Seul-Ki_Yeom · May 21, 2018, 11:23am

Hi, I’m Newbie in pytorch.

Currently based on simple CNN architecture, I would like to apply pruning task (which holds only several nodes like dropout) in my Network layer-wisely. By making mask which can make the same size of the gradient of input/output(=activation map), I want to modify the weight or gradients using it during backpropagation step.

Therefore, my system flow I hope is as follows,

forward pass,
loss calculation,
making mask in each layer by using weights(W), bias(b), gradients of input(dL/dx)/output(dL/dy), etc.,
modifying gradients using mask which consist of 1 (which indicates meaningful nodes) or 0 (meaningless),
updating(or applying) weight or gradient using the modified gradients layer-wisely

I have already read other similar Q&A about this question in pytorch community and tried to apply it as below,

Case 1) Use of register_backward_hook: in this case, there is only an example to use multiplication of scalar variable (like gradients * 10). Of course, I could get the gradient of input (dL/dx) or output(dL/dy) which has same size of mask but I don’t know how to update the modified the gradient manually.

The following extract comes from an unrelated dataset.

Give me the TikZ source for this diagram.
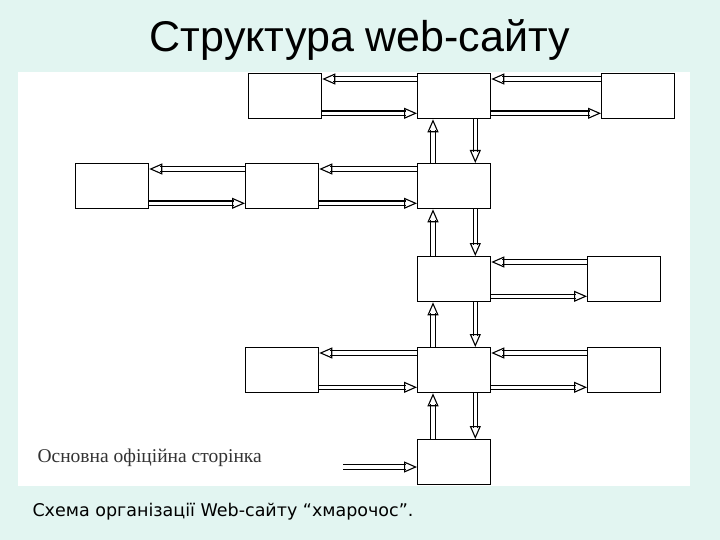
\documentclass[tikz,border=0pt]{standalone}
\usepackage{fontspec}
\setmainfont{Liberation Serif}
\newfontfamily\ttlfont{Liberation Sans}
\newfontfamily\capfont{DejaVu Sans}
\usetikzlibrary{arrows.meta}
\definecolor{bgc}{HTML}{E2F5F1}
\begin{document}
\begin{tikzpicture}[x=1pt,y=-1pt,
 bx/.style={draw=black,line width=1.3pt,fill=white,anchor=north west,minimum width=73pt,minimum height=45pt,inner sep=0pt},
 shaft/.style={draw=black,line width=1.2pt,double=white,double distance=3.2pt,shorten >=11pt},
 tip/.style={draw=white,line width=2.8pt,-{Triangle[open,length=13pt,width=11pt,line width=1.1pt,color=black]}}]
\fill[bgc] (0,0) rectangle (720,540);
\useasboundingbox (0,0) rectangle (720,540);
\fill[white] (18,72) rectangle (690,486);
\node[font=\ttlfont\fontsize{43}{46}\selectfont] (title) at (360,40) {Структура web-сайту};
\node[font=\capfont\fontsize{17.5}{20}\selectfont,anchor=west] (cap) at (29,512) {Схема організації Web-сайту “хмарочос”.};
\node[font=\fontsize{19.5}{22}\selectfont,anchor=west,text=black!80] (lab) at (34,458) {Основна офіційна сторінка};
\node[bx] (a1) at (248,73) {};
\node[bx] (c1) at (417,73) {};
\node[bx] (b1) at (601,73) {};
\node[bx] (d2) at (75,163) {};
\node[bx] (a2) at (245,163) {};
\node[bx] (c2) at (417,163) {};
\node[bx] (c3) at (417,256) {};
\node[bx] (b3) at (587,256) {};
\node[bx] (a4) at (245,347) {};
\node[bx] (c4) at (417,347) {};
\node[bx] (b4) at (587,347) {};
\node[bx] (c5) at (417,439) {};
\coordinate (in) at (343,467);
\foreach \l/\r in {a1/c1,c1/b1,d2/a2,a2/c2,c3/b3,a4/c4,c4/b4}{
  \draw[shaft] ([yshift=-6pt]\r.north west) -- ([yshift=-6pt]\l.north east);
  \draw[tip] ([yshift=-6pt]\r.north west) -- ([yshift=-6pt]\l.north east);
  \draw[shaft] ([yshift=6pt]\l.south east) -- ([yshift=6pt]\r.south west);
  \draw[tip] ([yshift=6pt]\l.south east) -- ([yshift=6pt]\r.south west);
}
\foreach \u/\d in {c1/c2,c2/c3,c3/c4,c4/c5}{
  \draw[shaft] ([xshift=16pt]\d.north west) -- ([xshift=16pt]\u.south west);
  \draw[tip] ([xshift=16pt]\d.north west) -- ([xshift=16pt]\u.south west);
  \draw[shaft] ([xshift=-16pt]\u.south east) -- ([xshift=-16pt]\d.north east);
  \draw[tip] ([xshift=-16pt]\u.south east) -- ([xshift=-16pt]\d.north east);
}
\draw[shaft] (in) -- (c5.west|-in);
\draw[tip] (in) -- (c5.west|-in);
\end{tikzpicture}
\end{document}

Case 2) Making my own function class using torch.autograd.Function as belows. However, 1) I couldn’t see any example in convolutional case (We can’t debug in detail of conv layer) and 2) what I want to do is just to apply the pre-calculated mask to the gradients and in this respect it is too difficult to understand.

   class my_function(torch.autograd.Function):
       @staticmethod
       def forward(ctx, input, weight, bias):
           # reimplement forward, stash by ctx.save what you need
           ctx.save_for_backward(input, weight, bias)
           if input.dim() == 2 and bias is not None:
               # fused op is marginally faster
               return torch.addmm(bias, input, weight.t())

           output = input.matmul(weight.t())
           if bias is not None:
               output += bias
           return output

       @staticmethod
       def backward(ctx, grad_output):
           # print('hello_backward')
           input, weight, bias = ctx.saved_variables
           # print(input.shape)
           grad_input = grad_weight = grad_bias = None

           '''
           if ctx.needs_input_grad[0]:
             grad_input = grad_output.mm(weight)
           if ctx.needs_input_grad[1]:
             grad_weight = grad_output.t().mm(input)
           if bias is not None and ctx.needs_input_grad[2]:
             grad_bias = grad_output.sum(0).squeeze(0)
           '''

           # not sure what to return as format
           return grad_input, grad_weight, grad_bias

Now I refer to the paper[https://arxiv.org/abs/1706.06197] in ICML2017 which do Sparsified Back Propagation.
So, it would be very helpful for any advice how to implement this concept. Thank you!